• _DO THIS_
Retype each line of the material exactly, please, skipping any picture in it.

········

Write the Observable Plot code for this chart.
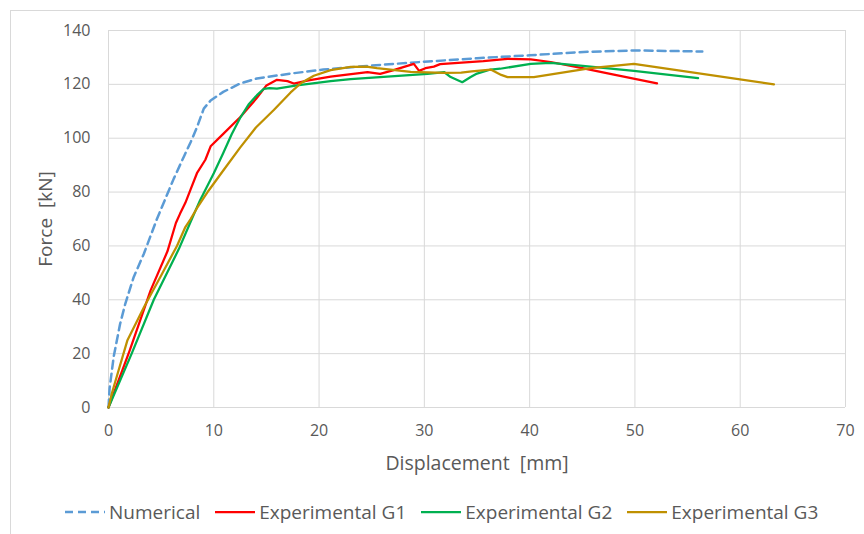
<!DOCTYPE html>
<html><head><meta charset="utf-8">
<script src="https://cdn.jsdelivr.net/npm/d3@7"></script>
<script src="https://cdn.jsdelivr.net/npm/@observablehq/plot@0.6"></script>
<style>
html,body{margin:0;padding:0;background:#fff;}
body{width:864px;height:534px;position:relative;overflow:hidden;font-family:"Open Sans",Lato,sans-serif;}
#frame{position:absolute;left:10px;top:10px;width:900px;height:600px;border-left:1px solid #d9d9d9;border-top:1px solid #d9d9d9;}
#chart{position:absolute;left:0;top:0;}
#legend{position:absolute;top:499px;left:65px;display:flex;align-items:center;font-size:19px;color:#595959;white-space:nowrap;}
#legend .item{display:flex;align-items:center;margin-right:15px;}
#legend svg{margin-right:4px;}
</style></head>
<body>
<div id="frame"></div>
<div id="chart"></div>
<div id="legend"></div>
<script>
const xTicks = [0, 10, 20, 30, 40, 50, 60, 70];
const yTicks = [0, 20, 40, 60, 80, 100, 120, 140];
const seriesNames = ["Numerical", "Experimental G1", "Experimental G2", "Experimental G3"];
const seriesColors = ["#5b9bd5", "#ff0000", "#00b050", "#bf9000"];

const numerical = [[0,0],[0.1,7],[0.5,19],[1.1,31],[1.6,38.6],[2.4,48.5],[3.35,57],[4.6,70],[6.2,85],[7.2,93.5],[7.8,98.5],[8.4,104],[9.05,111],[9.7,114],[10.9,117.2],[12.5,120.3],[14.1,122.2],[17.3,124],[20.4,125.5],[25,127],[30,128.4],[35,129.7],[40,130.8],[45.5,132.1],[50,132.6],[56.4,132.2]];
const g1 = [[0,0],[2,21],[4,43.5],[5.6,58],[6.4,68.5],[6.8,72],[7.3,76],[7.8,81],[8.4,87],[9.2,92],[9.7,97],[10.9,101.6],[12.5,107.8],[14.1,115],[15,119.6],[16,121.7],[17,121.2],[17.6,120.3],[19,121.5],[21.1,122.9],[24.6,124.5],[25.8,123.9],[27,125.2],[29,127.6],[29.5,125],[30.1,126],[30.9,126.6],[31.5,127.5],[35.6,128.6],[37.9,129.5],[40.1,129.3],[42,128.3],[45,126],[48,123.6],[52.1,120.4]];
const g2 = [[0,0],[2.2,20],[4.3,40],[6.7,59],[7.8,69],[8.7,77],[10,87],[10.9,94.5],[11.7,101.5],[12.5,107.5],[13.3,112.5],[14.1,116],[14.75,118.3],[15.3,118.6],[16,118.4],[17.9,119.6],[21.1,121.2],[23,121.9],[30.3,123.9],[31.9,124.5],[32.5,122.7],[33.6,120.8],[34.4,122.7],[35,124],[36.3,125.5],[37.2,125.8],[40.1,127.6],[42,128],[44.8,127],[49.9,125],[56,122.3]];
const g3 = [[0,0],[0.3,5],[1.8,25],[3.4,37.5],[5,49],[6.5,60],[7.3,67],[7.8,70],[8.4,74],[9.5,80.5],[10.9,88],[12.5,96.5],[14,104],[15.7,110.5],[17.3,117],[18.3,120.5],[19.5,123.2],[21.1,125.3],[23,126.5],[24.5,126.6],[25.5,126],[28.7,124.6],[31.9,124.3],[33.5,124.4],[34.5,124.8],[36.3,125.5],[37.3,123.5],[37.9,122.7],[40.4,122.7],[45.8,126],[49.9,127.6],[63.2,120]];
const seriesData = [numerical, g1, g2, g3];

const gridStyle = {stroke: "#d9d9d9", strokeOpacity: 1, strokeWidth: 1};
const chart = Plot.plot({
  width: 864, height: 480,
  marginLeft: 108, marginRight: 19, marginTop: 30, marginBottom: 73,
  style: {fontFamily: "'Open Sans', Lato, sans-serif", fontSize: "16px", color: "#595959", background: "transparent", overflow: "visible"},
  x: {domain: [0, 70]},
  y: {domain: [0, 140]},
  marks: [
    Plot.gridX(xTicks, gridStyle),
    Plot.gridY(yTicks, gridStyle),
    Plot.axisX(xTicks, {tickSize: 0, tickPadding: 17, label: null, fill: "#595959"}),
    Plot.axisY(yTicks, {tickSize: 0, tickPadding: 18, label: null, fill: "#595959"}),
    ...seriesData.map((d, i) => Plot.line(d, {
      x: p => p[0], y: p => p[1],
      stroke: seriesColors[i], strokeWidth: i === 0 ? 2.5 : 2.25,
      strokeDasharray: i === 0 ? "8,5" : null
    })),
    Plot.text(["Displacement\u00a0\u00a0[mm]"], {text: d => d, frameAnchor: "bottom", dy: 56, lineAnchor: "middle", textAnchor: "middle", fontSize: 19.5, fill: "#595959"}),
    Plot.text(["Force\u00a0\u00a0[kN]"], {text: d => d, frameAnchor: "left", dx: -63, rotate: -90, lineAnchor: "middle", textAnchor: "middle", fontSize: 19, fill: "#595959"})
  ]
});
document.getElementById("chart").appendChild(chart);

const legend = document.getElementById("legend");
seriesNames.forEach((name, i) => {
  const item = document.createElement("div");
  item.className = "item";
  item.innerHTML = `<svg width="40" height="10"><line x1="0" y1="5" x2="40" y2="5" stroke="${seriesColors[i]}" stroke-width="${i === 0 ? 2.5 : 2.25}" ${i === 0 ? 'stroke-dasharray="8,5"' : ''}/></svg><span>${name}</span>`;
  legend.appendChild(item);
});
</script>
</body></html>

········

• _SOLUTION TO THIS EXERCISE_
Write the Observable Plot code for this chart.
<!DOCTYPE html>
<html><head><meta charset="utf-8">
<script src="https://cdn.jsdelivr.net/npm/d3@7"></script>
<script src="https://cdn.jsdelivr.net/npm/@observablehq/plot@0.6"></script>
<style>
html,body{margin:0;padding:0;background:#fff;}
body{width:864px;height:534px;position:relative;overflow:hidden;font-family:"Open Sans",Lato,sans-serif;}
#frame{position:absolute;left:10px;top:10px;width:900px;height:600px;border-left:1px solid #d9d9d9;border-top:1px solid #d9d9d9;}
#chart{position:absolute;left:0;top:0;}
#legend{position:absolute;top:499px;left:65px;display:flex;align-items:center;font-size:19px;color:#595959;white-space:nowrap;}
#legend .item{display:flex;align-items:center;margin-right:15px;}
#legend svg{margin-right:4px;}
</style></head>
<body>
<div id="frame"></div>
<div id="chart"></div>
<div id="legend"></div>
<script>
const xTicks = [0, 10, 20, 30, 40, 50, 60, 70];
const yTicks = [0, 20, 40, 60, 80, 100, 120, 140];
const seriesNames = ["Numerical", "Experimental G1", "Experimental G2", "Experimental G3"];
const seriesColors = ["#5b9bd5", "#ff0000", "#00b050", "#bf9000"];

const numerical = [[0,0],[0.1,7],[0.5,19],[1.1,31],[1.6,38.6],[2.4,48.5],[3.35,57],[4.6,70],[6.2,85],[7.2,93.5],[7.8,98.5],[8.4,104],[9.05,111],[9.7,114],[10.9,117.2],[12.5,120.3],[14.1,122.2],[17.3,124],[20.4,125.5],[25,127],[30,128.4],[35,129.7],[40,130.8],[45.5,132.1],[50,132.6],[56.4,132.2]];
const g1 = [[0,0],[2,21],[4,43.5],[5.6,58],[6.4,68.5],[6.8,72],[7.3,76],[7.8,81],[8.4,87],[9.2,92],[9.7,97],[10.9,101.6],[12.5,107.8],[14.1,115],[15,119.6],[16,121.7],[17,121.2],[17.6,120.3],[19,121.5],[21.1,122.9],[24.6,124.5],[25.8,123.9],[27,125.2],[29,127.6],[29.5,125],[30.1,126],[30.9,126.6],[31.5,127.5],[35.6,128.6],[37.9,129.5],[40.1,129.3],[42,128.3],[45,126],[48,123.6],[52.1,120.4]];
const g2 = [[0,0],[2.2,20],[4.3,40],[6.7,59],[7.8,69],[8.7,77],[10,87],[10.9,94.5],[11.7,101.5],[12.5,107.5],[13.3,112.5],[14.1,116],[14.75,118.3],[15.3,118.6],[16,118.4],[17.9,119.6],[21.1,121.2],[23,121.9],[30.3,123.9],[31.9,124.5],[32.5,122.7],[33.6,120.8],[34.4,122.7],[35,124],[36.3,125.5],[37.2,125.8],[40.1,127.6],[42,128],[44.8,127],[49.9,125],[56,122.3]];
const g3 = [[0,0],[0.3,5],[1.8,25],[3.4,37.5],[5,49],[6.5,60],[7.3,67],[7.8,70],[8.4,74],[9.5,80.5],[10.9,88],[12.5,96.5],[14,104],[15.7,110.5],[17.3,117],[18.3,120.5],[19.5,123.2],[21.1,125.3],[23,126.5],[24.5,126.6],[25.5,126],[28.7,124.6],[31.9,124.3],[33.5,124.4],[34.5,124.8],[36.3,125.5],[37.3,123.5],[37.9,122.7],[40.4,122.7],[45.8,126],[49.9,127.6],[63.2,120]];
const seriesData = [numerical, g1, g2, g3];

const gridStyle = {stroke: "#d9d9d9", strokeOpacity: 1, strokeWidth: 1};
const chart = Plot.plot({
  width: 864, height: 480,
  marginLeft: 108, marginRight: 19, marginTop: 30, marginBottom: 73,
  style: {fontFamily: "'Open Sans', Lato, sans-serif", fontSize: "16px", color: "#595959", background: "transparent", overflow: "visible"},
  x: {domain: [0, 70]},
  y: {domain: [0, 140]},
  marks: [
    Plot.gridX(xTicks, gridStyle),
    Plot.gridY(yTicks, gridStyle),
    Plot.axisX(xTicks, {tickSize: 0, tickPadding: 17, label: null, fill: "#595959"}),
    Plot.axisY(yTicks, {tickSize: 0, tickPadding: 18, label: null, fill: "#595959"}),
    ...seriesData.map((d, i) => Plot.line(d, {
      x: p => p[0], y: p => p[1],
      stroke: seriesColors[i], strokeWidth: i === 0 ? 2.5 : 2.25,
      strokeDasharray: i === 0 ? "8,5" : null
    })),
    Plot.text(["Displacement\u00a0\u00a0[mm]"], {text: d => d, frameAnchor: "bottom", dy: 56, lineAnchor: "middle", textAnchor: "middle", fontSize: 19.5, fill: "#595959"}),
    Plot.text(["Force\u00a0\u00a0[kN]"], {text: d => d, frameAnchor: "left", dx: -63, rotate: -90, lineAnchor: "middle", textAnchor: "middle", fontSize: 19, fill: "#595959"})
  ]
});
document.getElementById("chart").appendChild(chart);

const legend = document.getElementById("legend");
seriesNames.forEach((name, i) => {
  const item = document.createElement("div");
  item.className = "item";
  item.innerHTML = `<svg width="40" height="10"><line x1="0" y1="5" x2="40" y2="5" stroke="${seriesColors[i]}" stroke-width="${i === 0 ? 2.5 : 2.25}" ${i === 0 ? 'stroke-dasharray="8,5"' : ''}/></svg><span>${name}</span>`;
  legend.appendChild(item);
});
</script>
</body></html>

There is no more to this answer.